1. Unless otherwise indicated, all further references will be made to the Penal Code.
FOOTNOTE. See footnote *, ante.—editor.
2. The Reporter's Transcript also shows that the judge sentenced appellant to the “aggravated term of four years.”
3. Rule 421 provides in part that: “Circumstances in aggravation include: (a) Facts relating to the crime, including the fact that: (1) The crime involved great violence, great bodily harm, threat of great bodily harm, or other acts disclosing a high degree of cruelty, viciousness or callousness, whether or not charged or chargeable as an enhancement under section 12022.7․ (5) The defendant induced others to participate in the commission of the crime or occupied a position of leadership or dominance of other participants in its commission.” (Emphasis added.)

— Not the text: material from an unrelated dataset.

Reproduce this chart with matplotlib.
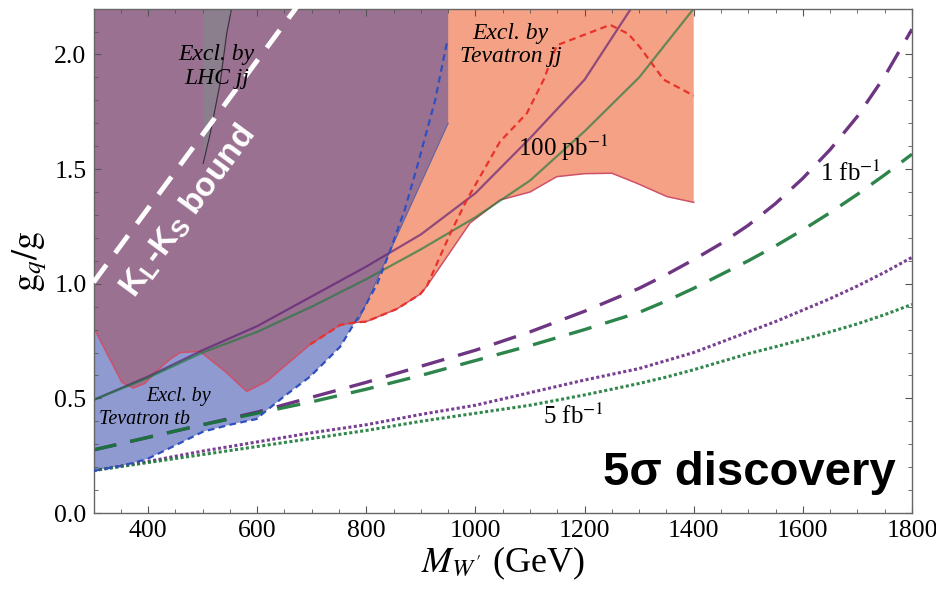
import numpy as np
import matplotlib
matplotlib.use("Agg")
import matplotlib.pyplot as plt
from matplotlib.patches import Polygon
from matplotlib.ticker import MultipleLocator

plt.rcParams['font.family'] = 'serif'
plt.rcParams['font.serif'] = ['Liberation Serif', 'DejaVu Serif']
plt.rcParams['mathtext.fontset'] = 'stix'

# Tevatron tb exclusion: lower edge (blue dashed) and the straight edge up to the top
tb_x = [300, 350, 398, 450, 501, 550, 599, 611, 650, 697, 752, 776, 795, 820, 844, 870, 893, 926, 948]
tb_y = [0.184, 0.205, 0.235, 0.295, 0.355, 0.385, 0.41, 0.435, 0.51, 0.595, 0.725, 0.82, 0.89, 1.0, 1.147, 1.32, 1.51, 1.80, 2.056]
tb_edge_x = [786, 950, 950]
tb_edge_y = [0.842, 1.70, 2.2]

# Tevatron jj exclusion: lower edge
jj_x = [300, 352, 373, 394, 416, 440, 459, 495, 540, 581, 618, 660, 697, 752, 776, 800, 856, 899, 911,
        990, 1045, 1100, 1149, 1200, 1250, 1296, 1351, 1400]
jj_y = [0.81, 0.57, 0.545, 0.565, 0.62, 0.67, 0.70, 0.705, 0.62, 0.53, 0.575, 0.66, 0.735, 0.82, 0.83, 0.835, 0.89, 0.955, 0.99,
        1.265, 1.365, 1.40, 1.467, 1.48, 1.482, 1.438, 1.38, 1.355]
# red dashed curve (Tevatron jj)
jjd_x = [697, 752, 776, 800, 856, 899, 911, 954, 984, 1045, 1094, 1125, 1149, 1204, 1247, 1280, 1302, 1345, 1400]
jjd_y = [0.735, 0.82, 0.83, 0.835, 0.89, 0.955, 0.99, 1.22, 1.365, 1.62, 1.743, 1.89, 2.04, 2.09, 2.129, 2.09, 2.03, 1.89, 1.82]

# LHC jj sliver
lhc_x = [501, 514, 532, 544, 553]
lhc_y = [1.525, 1.656, 1.874, 2.09, 2.2]

# K_L - K_S bound
kk_x = [300, 689]
kk_y = [1.006, 2.26]

# 5 sigma discovery reach, 100 pb^-1 (solid)
m_a = [300, 400, 500, 600, 700, 800, 900, 1000, 1100, 1200, 1285]
pb100_purple = [0.493, 0.595, 0.71, 0.815, 0.945, 1.075, 1.215, 1.395, 1.635, 1.89, 2.2]
m_b = [300, 400, 500, 600, 700, 800, 900, 1000, 1100, 1200, 1300, 1400]
pb100_green = [0.493, 0.59, 0.70, 0.79, 0.90, 1.02, 1.15, 1.29, 1.45, 1.665, 1.90, 2.2]

# 1 fb^-1 (dashed) and 5 fb^-1 (dotted)
m = [300, 400, 500, 600, 700, 800, 900, 1000, 1100, 1200, 1300, 1350, 1400, 1450, 1500, 1550, 1600, 1650, 1700, 1750, 1800]
fb1_purple = [0.275, 0.33, 0.385, 0.44, 0.505, 0.57, 0.64, 0.71, 0.79, 0.88, 0.98, 1.04, 1.105, 1.175, 1.255, 1.35, 1.46, 1.585, 1.73, 1.905, 2.11]
fb1_green = [0.275, 0.33, 0.385, 0.435, 0.485, 0.54, 0.60, 0.665, 0.73, 0.80, 0.875, 0.925, 0.98, 1.04, 1.10, 1.165, 1.235, 1.31, 1.39, 1.475, 1.565]
fb5_purple = [0.185, 0.225, 0.27, 0.31, 0.35, 0.385, 0.43, 0.47, 0.525, 0.58, 0.63, 0.665, 0.70, 0.745, 0.79, 0.835, 0.885, 0.935, 0.99, 1.05, 1.115]
fb5_green = [0.185, 0.22, 0.255, 0.29, 0.325, 0.36, 0.40, 0.435, 0.47, 0.515, 0.565, 0.593, 0.625, 0.66, 0.695, 0.725, 0.757, 0.79, 0.825, 0.865, 0.91]

x_lim = (300, 1800)
y_lim = (0, 2.2)

fig = plt.figure(figsize=(9.37, 5.97), dpi=100)
ax = fig.add_axes([0.0998, 0.1407, 0.8735, 0.8449])

# exclusion regions
n_tb = sum(1 for x in tb_x if x < tb_edge_x[0])
tb_verts = list(zip(tb_x[:n_tb], tb_y[:n_tb])) + list(zip(tb_edge_x, tb_edge_y)) + [(x_lim[0], y_lim[1])]
tb_patch = Polygon(tb_verts, closed=True, facecolor='#8f9ad0', edgecolor='none', zorder=1)
ax.add_patch(tb_patch)

jj_verts = [(jj_x[0], y_lim[1])] + list(zip(jj_x, jj_y)) + [(jj_x[-1], y_lim[1])]
ax.add_patch(Polygon(jj_verts, closed=True, facecolor='#f5a185', edgecolor='none', zorder=1))
overlap = Polygon(jj_verts, closed=True, facecolor='#9b7192', edgecolor='none', zorder=1.1)
ax.add_patch(overlap)
overlap.set_clip_path(tb_patch)

lhc_verts = [(lhc_x[0], lhc_y[-1])] + list(zip(lhc_x, lhc_y))
ax.add_patch(Polygon(lhc_verts, closed=True, facecolor='#8b7e8d', edgecolor='none', zorder=1.2))
ax.plot(lhc_x, lhc_y, color='#3a2c3c', lw=0.8, zorder=1.3)

ax.plot(jj_x, jj_y, color='#cf5068', lw=1.1, zorder=1.3)
ax.plot(tb_edge_x[:2], tb_edge_y[:2], color='#5d64a6', lw=0.8, zorder=1.3)

# discovery curves
ax.plot(m_a, pb100_purple, color='#5a1a72', lw=1.6, alpha=0.65, zorder=2)
ax.plot(m_b, pb100_green, color='#1a7a3a', lw=1.6, alpha=0.65, zorder=2)
ax.plot(m, fb1_purple, color='#5e1f76', lw=2.4, dashes=(7, 4.3), alpha=0.9, zorder=2)
ax.plot(m, fb1_green, color='#167838', lw=2.4, dashes=(7, 4.3), alpha=0.9, zorder=2)
ax.plot(m, fb5_purple, color='#6a2a86', lw=2.2, dashes=(1, 0.8), alpha=0.9, zorder=2)
ax.plot(m, fb5_green, color='#1c7a3a', lw=2.2, dashes=(1, 0.8), alpha=0.9, zorder=2)

ax.plot(tb_x, tb_y, color='#3050c0', lw=1.6, dashes=(3, 2), zorder=3)
ax.plot(jjd_x, jjd_y, color='#e8322a', lw=1.6, dashes=(3, 2), zorder=3)

ax.plot(kk_x, kk_y, color='white', lw=3.5, dashes=(4.5, 3), zorder=4, clip_on=False)

# labels
ax.text(473, 1.314, r'K$_\mathregular{L}$-K$_\mathregular{S}$ bound', color='white', fontsize=24,
        family='Liberation Sans', weight='bold', rotation=53.6, rotation_mode='anchor',
        ha='center', va='center', zorder=5)
ax.text(526, 1.947, 'Excl. by\nLHC jj', fontsize=17, style='italic', ha='center', va='center',
        linespacing=1.15, zorder=5)
ax.text(1064, 2.04, 'Excl. by\nTevatron jj', fontsize=17, style='italic', ha='center', va='center',
        linespacing=1.15, zorder=5)
ax.text(456, 0.507, 'Excl. by', fontsize=14.5, style='italic', ha='center', va='center', zorder=5)
ax.text(394, 0.406, 'Tevatron tb', fontsize=14.5, style='italic', ha='center', va='center', zorder=5)
ax.text(1161, 1.592, r'100 pb$^{-1}$', fontsize=18, ha='center', va='center', zorder=5)
ax.text(1687, 1.483, r'1 fb$^{-1}$', fontsize=18, ha='center', va='center', zorder=5)
ax.text(1180, 0.423, r'5 fb$^{-1}$', fontsize=18, ha='center', va='center', zorder=5)
ax.text(1770, 0.122, '5σ discovery', fontsize=34, family='Liberation Sans', weight='bold',
        ha='right', va='baseline', zorder=5)

ax.set_xlim(*x_lim)
ax.set_ylim(*y_lim)
ax.xaxis.set_major_locator(MultipleLocator(200))
ax.xaxis.set_minor_locator(MultipleLocator(50))
ax.yaxis.set_major_locator(MultipleLocator(0.5))
ax.yaxis.set_minor_locator(MultipleLocator(0.1))
ax.yaxis.set_major_formatter(matplotlib.ticker.FormatStrFormatter('%.1f'))
ax.tick_params(which='both', direction='in', top=True, right=True, color='#555555', labelsize=18.5)
ax.tick_params(which='major', length=5, pad=5)
ax.tick_params(which='minor', length=3)
for s in ax.spines.values():
    s.set_color('#666666')
    s.set_linewidth(1)

ax.set_xlabel(r"$M_{W'}$ (GeV)", fontsize=26, labelpad=2)
ax.set_ylabel(r'$\mathrm{g}_q/\mathrm{g}$', fontsize=26, labelpad=4)

fig.savefig('out.png', dpi=100)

4. The pertinent part of the record reads as follows:“And the reasons for the sentence choice are the following: The crime did involve the threat of great bodily harm; the Defendant was armed with an object which certainly did appear to be a gun; the Defendant induced others to participate in the commission of the crime; the planning and sophistication indicated premeditation; the Defendant has engaged in a pattern of violent conduct which indicates that he is a serious danger to society; the Defendant's prior convictions as an adult are numerous and of increasing seriousness; he has served a prior prison term and his prior performance on probation and parole was unsatisfactory that only mitigating circumstance, if there are any, is that it was not a real weapon.”
CALDECOTT, Presiding Justice.
RATTIGAN and CHRISTIAN, JJ., concur.